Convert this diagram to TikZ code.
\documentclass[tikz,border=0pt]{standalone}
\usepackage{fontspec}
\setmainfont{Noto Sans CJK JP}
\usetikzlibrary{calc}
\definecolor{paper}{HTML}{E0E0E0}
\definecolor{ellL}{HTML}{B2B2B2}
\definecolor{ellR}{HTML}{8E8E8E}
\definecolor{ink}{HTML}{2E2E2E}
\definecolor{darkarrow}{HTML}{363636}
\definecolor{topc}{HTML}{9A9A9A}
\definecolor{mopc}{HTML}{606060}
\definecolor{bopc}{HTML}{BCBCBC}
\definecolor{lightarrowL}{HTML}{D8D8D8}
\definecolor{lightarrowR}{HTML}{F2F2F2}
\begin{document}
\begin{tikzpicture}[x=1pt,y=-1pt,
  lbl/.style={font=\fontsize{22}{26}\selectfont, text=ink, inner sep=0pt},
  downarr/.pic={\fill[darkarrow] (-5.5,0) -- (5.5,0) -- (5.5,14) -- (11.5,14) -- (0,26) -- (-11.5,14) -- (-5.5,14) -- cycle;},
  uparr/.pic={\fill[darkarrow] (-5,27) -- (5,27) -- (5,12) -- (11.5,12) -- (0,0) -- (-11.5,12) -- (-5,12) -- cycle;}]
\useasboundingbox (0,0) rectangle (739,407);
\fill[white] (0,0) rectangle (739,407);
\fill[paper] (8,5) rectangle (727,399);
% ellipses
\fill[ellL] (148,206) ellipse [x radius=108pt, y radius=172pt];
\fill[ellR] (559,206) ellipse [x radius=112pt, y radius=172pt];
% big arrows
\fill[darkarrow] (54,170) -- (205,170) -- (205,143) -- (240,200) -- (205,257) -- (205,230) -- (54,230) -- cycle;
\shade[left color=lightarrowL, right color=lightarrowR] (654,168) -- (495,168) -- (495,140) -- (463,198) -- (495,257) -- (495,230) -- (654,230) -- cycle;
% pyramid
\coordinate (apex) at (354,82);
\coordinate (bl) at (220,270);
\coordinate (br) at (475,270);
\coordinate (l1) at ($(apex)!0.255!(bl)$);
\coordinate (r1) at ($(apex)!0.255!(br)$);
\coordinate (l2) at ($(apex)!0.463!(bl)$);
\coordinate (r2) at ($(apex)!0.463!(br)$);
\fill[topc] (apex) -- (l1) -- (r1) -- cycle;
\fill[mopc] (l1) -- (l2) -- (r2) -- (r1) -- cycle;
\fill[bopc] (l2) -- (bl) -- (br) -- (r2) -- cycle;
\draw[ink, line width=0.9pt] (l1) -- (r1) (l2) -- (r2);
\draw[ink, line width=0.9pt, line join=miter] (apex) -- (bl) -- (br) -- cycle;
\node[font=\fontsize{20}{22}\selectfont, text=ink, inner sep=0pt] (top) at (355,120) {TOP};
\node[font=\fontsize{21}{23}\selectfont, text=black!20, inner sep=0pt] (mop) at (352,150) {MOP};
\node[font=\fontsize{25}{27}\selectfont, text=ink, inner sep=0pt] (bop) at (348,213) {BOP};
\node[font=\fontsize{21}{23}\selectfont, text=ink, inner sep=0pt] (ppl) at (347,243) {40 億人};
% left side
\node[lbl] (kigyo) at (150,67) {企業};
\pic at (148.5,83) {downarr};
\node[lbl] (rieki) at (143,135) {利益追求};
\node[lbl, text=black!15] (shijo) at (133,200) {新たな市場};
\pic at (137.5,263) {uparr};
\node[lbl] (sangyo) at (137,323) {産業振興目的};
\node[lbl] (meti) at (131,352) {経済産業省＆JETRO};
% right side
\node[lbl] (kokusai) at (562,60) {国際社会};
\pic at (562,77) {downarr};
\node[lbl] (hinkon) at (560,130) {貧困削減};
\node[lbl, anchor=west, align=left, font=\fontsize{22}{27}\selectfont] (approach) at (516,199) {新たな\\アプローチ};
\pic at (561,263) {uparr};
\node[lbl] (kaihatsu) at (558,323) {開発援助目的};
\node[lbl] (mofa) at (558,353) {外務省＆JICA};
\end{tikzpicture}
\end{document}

○ ○ ○

▶ **DIRECTION**
Transcribe the material above in its entirety. Match it exactly.

▶ **THE ANSWER**
Convert this diagram to TikZ code.
\documentclass[tikz,border=0pt]{standalone}
\usepackage{fontspec}
\setmainfont{Noto Sans CJK JP}
\usetikzlibrary{calc}
\definecolor{paper}{HTML}{E0E0E0}
\definecolor{ellL}{HTML}{B2B2B2}
\definecolor{ellR}{HTML}{8E8E8E}
\definecolor{ink}{HTML}{2E2E2E}
\definecolor{darkarrow}{HTML}{363636}
\definecolor{topc}{HTML}{9A9A9A}
\definecolor{mopc}{HTML}{606060}
\definecolor{bopc}{HTML}{BCBCBC}
\definecolor{lightarrowL}{HTML}{D8D8D8}
\definecolor{lightarrowR}{HTML}{F2F2F2}
\begin{document}
\begin{tikzpicture}[x=1pt,y=-1pt,
  lbl/.style={font=\fontsize{22}{26}\selectfont, text=ink, inner sep=0pt},
  downarr/.pic={\fill[darkarrow] (-5.5,0) -- (5.5,0) -- (5.5,14) -- (11.5,14) -- (0,26) -- (-11.5,14) -- (-5.5,14) -- cycle;},
  uparr/.pic={\fill[darkarrow] (-5,27) -- (5,27) -- (5,12) -- (11.5,12) -- (0,0) -- (-11.5,12) -- (-5,12) -- cycle;}]
\useasboundingbox (0,0) rectangle (739,407);
\fill[white] (0,0) rectangle (739,407);
\fill[paper] (8,5) rectangle (727,399);
% ellipses
\fill[ellL] (148,206) ellipse [x radius=108pt, y radius=172pt];
\fill[ellR] (559,206) ellipse [x radius=112pt, y radius=172pt];
% big arrows
\fill[darkarrow] (54,170) -- (205,170) -- (205,143) -- (240,200) -- (205,257) -- (205,230) -- (54,230) -- cycle;
\shade[left color=lightarrowL, right color=lightarrowR] (654,168) -- (495,168) -- (495,140) -- (463,198) -- (495,257) -- (495,230) -- (654,230) -- cycle;
% pyramid
\coordinate (apex) at (354,82);
\coordinate (bl) at (220,270);
\coordinate (br) at (475,270);
\coordinate (l1) at ($(apex)!0.255!(bl)$);
\coordinate (r1) at ($(apex)!0.255!(br)$);
\coordinate (l2) at ($(apex)!0.463!(bl)$);
\coordinate (r2) at ($(apex)!0.463!(br)$);
\fill[topc] (apex) -- (l1) -- (r1) -- cycle;
\fill[mopc] (l1) -- (l2) -- (r2) -- (r1) -- cycle;
\fill[bopc] (l2) -- (bl) -- (br) -- (r2) -- cycle;
\draw[ink, line width=0.9pt] (l1) -- (r1) (l2) -- (r2);
\draw[ink, line width=0.9pt, line join=miter] (apex) -- (bl) -- (br) -- cycle;
\node[font=\fontsize{20}{22}\selectfont, text=ink, inner sep=0pt] (top) at (355,120) {TOP};
\node[font=\fontsize{21}{23}\selectfont, text=black!20, inner sep=0pt] (mop) at (352,150) {MOP};
\node[font=\fontsize{25}{27}\selectfont, text=ink, inner sep=0pt] (bop) at (348,213) {BOP};
\node[font=\fontsize{21}{23}\selectfont, text=ink, inner sep=0pt] (ppl) at (347,243) {40 億人};
% left side
\node[lbl] (kigyo) at (150,67) {企業};
\pic at (148.5,83) {downarr};
\node[lbl] (rieki) at (143,135) {利益追求};
\node[lbl, text=black!15] (shijo) at (133,200) {新たな市場};
\pic at (137.5,263) {uparr};
\node[lbl] (sangyo) at (137,323) {産業振興目的};
\node[lbl] (meti) at (131,352) {経済産業省＆JETRO};
% right side
\node[lbl] (kokusai) at (562,60) {国際社会};
\pic at (562,77) {downarr};
\node[lbl] (hinkon) at (560,130) {貧困削減};
\node[lbl, anchor=west, align=left, font=\fontsize{22}{27}\selectfont] (approach) at (516,199) {新たな\\アプローチ};
\pic at (561,263) {uparr};
\node[lbl] (kaihatsu) at (558,323) {開発援助目的};
\node[lbl] (mofa) at (558,353) {外務省＆JICA};
\end{tikzpicture}
\end{document}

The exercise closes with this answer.